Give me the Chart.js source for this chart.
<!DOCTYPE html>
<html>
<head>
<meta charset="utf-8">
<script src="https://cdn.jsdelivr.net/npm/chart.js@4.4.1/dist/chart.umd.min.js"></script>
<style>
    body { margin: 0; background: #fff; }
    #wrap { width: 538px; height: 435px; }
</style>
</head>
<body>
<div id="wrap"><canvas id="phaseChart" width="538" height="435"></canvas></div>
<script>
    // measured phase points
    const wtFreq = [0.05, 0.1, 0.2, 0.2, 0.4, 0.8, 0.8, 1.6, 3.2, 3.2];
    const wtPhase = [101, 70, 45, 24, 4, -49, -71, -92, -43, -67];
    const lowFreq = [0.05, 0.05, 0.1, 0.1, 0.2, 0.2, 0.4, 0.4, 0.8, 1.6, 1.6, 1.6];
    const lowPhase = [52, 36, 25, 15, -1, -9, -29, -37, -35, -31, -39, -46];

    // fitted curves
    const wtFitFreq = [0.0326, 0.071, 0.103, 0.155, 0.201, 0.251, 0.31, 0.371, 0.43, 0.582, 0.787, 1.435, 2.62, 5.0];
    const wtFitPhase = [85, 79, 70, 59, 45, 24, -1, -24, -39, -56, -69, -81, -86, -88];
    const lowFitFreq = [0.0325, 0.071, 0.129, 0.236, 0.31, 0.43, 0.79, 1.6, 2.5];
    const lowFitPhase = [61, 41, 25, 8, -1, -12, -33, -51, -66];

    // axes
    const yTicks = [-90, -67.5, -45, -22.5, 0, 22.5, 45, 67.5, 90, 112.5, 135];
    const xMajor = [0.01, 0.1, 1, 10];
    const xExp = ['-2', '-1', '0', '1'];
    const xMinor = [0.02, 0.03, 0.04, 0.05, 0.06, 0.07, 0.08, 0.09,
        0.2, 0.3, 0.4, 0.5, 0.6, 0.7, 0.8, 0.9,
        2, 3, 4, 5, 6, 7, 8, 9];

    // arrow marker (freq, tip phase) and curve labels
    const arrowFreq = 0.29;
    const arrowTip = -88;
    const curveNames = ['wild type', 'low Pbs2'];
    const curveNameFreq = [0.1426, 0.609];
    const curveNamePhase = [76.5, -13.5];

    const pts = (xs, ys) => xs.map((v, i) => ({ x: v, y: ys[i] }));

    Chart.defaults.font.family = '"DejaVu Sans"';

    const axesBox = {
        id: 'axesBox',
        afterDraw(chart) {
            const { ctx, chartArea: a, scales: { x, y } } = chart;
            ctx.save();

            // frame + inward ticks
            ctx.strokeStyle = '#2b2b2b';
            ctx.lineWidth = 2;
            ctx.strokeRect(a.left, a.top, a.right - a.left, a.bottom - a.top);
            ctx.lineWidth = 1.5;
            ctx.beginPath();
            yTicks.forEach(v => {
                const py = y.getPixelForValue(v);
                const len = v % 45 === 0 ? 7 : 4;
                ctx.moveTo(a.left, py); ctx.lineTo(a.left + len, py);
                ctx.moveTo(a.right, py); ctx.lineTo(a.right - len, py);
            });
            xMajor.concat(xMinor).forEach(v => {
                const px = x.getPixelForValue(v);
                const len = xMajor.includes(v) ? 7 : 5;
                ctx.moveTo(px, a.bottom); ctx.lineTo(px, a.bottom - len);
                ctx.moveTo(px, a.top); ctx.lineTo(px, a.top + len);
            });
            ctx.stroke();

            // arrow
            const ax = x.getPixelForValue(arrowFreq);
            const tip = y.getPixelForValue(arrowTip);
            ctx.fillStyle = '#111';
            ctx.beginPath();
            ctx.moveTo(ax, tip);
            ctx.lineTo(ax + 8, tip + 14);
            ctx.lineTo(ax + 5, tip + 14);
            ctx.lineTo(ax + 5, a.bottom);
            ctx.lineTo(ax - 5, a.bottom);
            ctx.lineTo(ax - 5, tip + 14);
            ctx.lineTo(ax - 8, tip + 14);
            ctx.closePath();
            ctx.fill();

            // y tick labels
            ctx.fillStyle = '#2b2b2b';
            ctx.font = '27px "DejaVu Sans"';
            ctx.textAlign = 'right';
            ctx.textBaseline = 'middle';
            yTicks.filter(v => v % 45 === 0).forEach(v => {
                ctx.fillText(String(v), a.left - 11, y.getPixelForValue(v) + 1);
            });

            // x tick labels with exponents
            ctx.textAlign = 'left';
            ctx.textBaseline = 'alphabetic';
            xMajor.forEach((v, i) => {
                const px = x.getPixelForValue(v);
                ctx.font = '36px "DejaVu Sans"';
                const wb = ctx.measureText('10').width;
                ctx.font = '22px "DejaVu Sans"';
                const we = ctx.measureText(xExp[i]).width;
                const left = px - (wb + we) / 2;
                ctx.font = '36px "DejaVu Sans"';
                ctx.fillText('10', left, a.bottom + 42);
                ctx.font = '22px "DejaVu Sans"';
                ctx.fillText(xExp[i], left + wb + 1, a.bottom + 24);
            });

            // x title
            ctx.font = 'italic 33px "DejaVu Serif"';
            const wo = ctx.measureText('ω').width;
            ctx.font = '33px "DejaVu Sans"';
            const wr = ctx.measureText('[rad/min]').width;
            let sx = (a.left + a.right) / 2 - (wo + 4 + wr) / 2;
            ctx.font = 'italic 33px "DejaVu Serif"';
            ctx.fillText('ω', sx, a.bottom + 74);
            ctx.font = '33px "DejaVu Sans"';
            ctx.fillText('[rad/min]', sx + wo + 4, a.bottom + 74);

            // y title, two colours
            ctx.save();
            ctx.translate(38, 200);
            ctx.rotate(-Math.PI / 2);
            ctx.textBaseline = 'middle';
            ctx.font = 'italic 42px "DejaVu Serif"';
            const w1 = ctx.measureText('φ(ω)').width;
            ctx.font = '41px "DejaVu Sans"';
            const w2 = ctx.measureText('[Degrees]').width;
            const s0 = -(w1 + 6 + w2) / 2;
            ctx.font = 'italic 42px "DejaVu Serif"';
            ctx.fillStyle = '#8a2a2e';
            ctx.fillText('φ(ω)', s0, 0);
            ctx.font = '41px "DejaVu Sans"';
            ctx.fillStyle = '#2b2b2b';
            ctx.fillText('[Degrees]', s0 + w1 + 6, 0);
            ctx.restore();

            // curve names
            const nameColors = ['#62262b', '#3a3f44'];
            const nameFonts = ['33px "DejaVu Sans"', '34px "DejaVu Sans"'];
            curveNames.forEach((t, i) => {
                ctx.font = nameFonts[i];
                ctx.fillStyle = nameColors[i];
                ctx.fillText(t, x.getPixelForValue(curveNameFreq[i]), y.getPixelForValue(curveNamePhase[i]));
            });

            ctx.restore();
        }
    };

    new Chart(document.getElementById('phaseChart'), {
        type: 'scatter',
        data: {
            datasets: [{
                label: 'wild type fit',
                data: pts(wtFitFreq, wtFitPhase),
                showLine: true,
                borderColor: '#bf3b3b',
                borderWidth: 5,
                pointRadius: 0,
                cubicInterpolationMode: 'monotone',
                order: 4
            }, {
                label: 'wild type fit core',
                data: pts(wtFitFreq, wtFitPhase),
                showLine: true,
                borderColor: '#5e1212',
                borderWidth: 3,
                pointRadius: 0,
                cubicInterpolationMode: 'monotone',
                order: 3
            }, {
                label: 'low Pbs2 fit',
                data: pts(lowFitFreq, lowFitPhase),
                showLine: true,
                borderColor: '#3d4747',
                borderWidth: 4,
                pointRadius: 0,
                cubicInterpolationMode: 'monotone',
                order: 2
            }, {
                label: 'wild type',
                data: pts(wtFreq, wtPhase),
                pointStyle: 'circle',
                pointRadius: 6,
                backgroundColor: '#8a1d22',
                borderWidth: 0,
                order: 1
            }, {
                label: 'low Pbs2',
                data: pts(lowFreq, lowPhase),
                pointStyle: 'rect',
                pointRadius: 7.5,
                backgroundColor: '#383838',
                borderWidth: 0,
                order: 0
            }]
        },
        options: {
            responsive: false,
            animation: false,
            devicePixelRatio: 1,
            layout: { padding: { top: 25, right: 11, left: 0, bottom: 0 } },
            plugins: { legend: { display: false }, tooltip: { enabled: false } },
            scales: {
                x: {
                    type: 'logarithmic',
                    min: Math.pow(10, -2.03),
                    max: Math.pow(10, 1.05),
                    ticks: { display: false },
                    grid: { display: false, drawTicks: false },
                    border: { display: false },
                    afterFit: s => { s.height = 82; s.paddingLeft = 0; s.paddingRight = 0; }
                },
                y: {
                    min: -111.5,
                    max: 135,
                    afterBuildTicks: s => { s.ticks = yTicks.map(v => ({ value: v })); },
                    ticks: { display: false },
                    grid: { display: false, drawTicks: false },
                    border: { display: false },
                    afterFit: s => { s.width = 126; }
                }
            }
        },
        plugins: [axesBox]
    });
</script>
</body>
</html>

Stated problem »
Quote the listing word for word from its first line through the line in which "-31, -39, -46];" appears.

Complete answer »
Give me the Chart.js source for this chart.
<!DOCTYPE html>
<html>
<head>
<meta charset="utf-8">
<script src="https://cdn.jsdelivr.net/npm/chart.js@4.4.1/dist/chart.umd.min.js"></script>
<style>
    body { margin: 0; background: #fff; }
    #wrap { width: 538px; height: 435px; }
</style>
</head>
<body>
<div id="wrap"><canvas id="phaseChart" width="538" height="435"></canvas></div>
<script>
    // measured phase points
    const wtFreq = [0.05, 0.1, 0.2, 0.2, 0.4, 0.8, 0.8, 1.6, 3.2, 3.2];
    const wtPhase = [101, 70, 45, 24, 4, -49, -71, -92, -43, -67];
    const lowFreq = [0.05, 0.05, 0.1, 0.1, 0.2, 0.2, 0.4, 0.4, 0.8, 1.6, 1.6, 1.6];
    const lowPhase = [52, 36, 25, 15, -1, -9, -29, -37, -35, -31, -39, -46];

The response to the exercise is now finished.